» **DATASET CONTENT**:
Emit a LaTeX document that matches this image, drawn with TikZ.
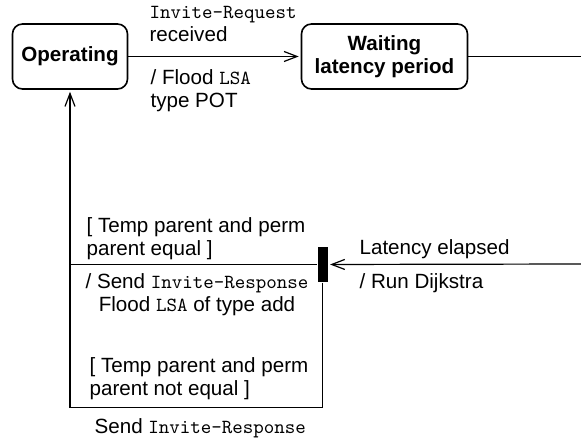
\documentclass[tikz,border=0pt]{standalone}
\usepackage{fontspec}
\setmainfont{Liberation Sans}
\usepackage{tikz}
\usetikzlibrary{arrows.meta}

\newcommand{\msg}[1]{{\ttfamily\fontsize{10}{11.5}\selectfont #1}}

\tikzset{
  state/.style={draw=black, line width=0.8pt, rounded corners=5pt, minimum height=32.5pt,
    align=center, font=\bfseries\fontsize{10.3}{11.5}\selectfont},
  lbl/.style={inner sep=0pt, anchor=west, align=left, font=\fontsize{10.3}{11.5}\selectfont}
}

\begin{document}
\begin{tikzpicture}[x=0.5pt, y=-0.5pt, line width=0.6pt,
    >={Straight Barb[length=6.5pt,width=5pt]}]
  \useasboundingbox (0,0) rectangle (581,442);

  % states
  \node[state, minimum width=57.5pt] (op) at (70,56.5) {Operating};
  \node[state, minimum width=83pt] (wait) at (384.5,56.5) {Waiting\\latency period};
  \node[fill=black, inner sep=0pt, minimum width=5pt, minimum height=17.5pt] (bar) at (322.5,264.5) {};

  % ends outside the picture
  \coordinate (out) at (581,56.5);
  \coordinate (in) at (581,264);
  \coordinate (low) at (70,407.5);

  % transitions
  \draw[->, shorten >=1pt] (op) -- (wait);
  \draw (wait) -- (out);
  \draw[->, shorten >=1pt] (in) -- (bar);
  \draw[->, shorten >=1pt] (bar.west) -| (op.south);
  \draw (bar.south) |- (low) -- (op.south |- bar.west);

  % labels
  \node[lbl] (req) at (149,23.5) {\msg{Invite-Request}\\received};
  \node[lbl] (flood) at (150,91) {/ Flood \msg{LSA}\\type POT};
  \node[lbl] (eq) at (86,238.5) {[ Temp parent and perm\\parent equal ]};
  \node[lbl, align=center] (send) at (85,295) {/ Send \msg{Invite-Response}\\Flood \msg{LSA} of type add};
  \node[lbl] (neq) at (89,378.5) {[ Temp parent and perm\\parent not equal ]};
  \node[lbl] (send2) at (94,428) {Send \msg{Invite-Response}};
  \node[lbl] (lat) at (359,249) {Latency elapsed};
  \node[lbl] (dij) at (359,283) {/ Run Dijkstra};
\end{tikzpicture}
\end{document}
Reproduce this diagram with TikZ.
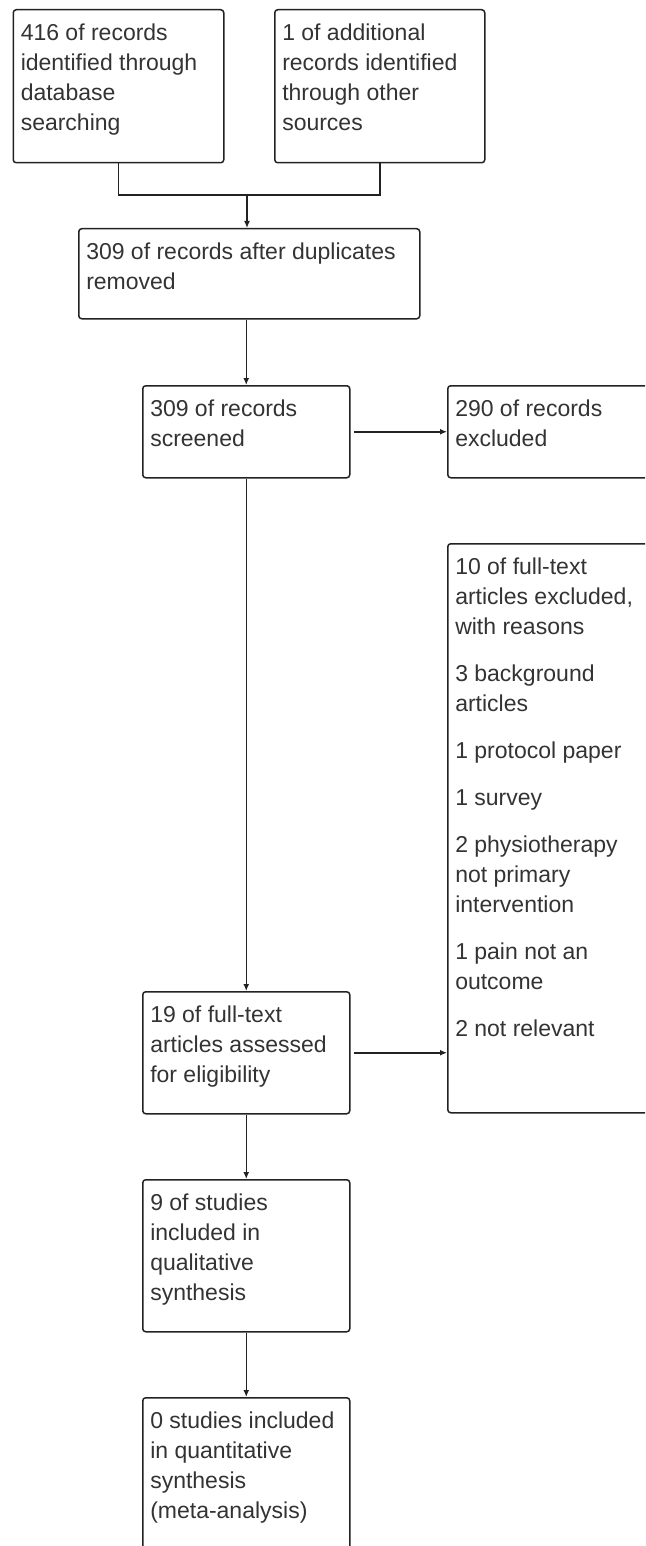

» **WHAT TO WORK ON**: Your task is to return the entries above exactly, with no pictures.

» **FINISHED ANSWER**:
Emit a LaTeX document that matches this image, drawn with TikZ.
\documentclass[tikz,border=0pt]{standalone}
\usepackage{fontspec}
\setmainfont{Liberation Sans}
\usepackage{tikz}
\usetikzlibrary{arrows.meta}

\newcommand{\msg}[1]{{\ttfamily\fontsize{10}{11.5}\selectfont #1}}

\tikzset{
  state/.style={draw=black, line width=0.8pt, rounded corners=5pt, minimum height=32.5pt,
    align=center, font=\bfseries\fontsize{10.3}{11.5}\selectfont},
  lbl/.style={inner sep=0pt, anchor=west, align=left, font=\fontsize{10.3}{11.5}\selectfont}
}

\begin{document}
\begin{tikzpicture}[x=0.5pt, y=-0.5pt, line width=0.6pt,
    >={Straight Barb[length=6.5pt,width=5pt]}]
  \useasboundingbox (0,0) rectangle (581,442);

  % states
  \node[state, minimum width=57.5pt] (op) at (70,56.5) {Operating};
  \node[state, minimum width=83pt] (wait) at (384.5,56.5) {Waiting\\latency period};
  \node[fill=black, inner sep=0pt, minimum width=5pt, minimum height=17.5pt] (bar) at (322.5,264.5) {};

  % ends outside the picture
  \coordinate (out) at (581,56.5);
  \coordinate (in) at (581,264);
  \coordinate (low) at (70,407.5);

  % transitions
  \draw[->, shorten >=1pt] (op) -- (wait);
  \draw (wait) -- (out);
  \draw[->, shorten >=1pt] (in) -- (bar);
  \draw[->, shorten >=1pt] (bar.west) -| (op.south);
  \draw (bar.south) |- (low) -- (op.south |- bar.west);

  % labels
  \node[lbl] (req) at (149,23.5) {\msg{Invite-Request}\\received};
  \node[lbl] (flood) at (150,91) {/ Flood \msg{LSA}\\type POT};
  \node[lbl] (eq) at (86,238.5) {[ Temp parent and perm\\parent equal ]};
  \node[lbl, align=center] (send) at (85,295) {/ Send \msg{Invite-Response}\\Flood \msg{LSA} of type add};
  \node[lbl] (neq) at (89,378.5) {[ Temp parent and perm\\parent not equal ]};
  \node[lbl] (send2) at (94,428) {Send \msg{Invite-Response}};
  \node[lbl] (lat) at (359,249) {Latency elapsed};
  \node[lbl] (dij) at (359,283) {/ Run Dijkstra};
\end{tikzpicture}
\end{document}
Reproduce this diagram with TikZ.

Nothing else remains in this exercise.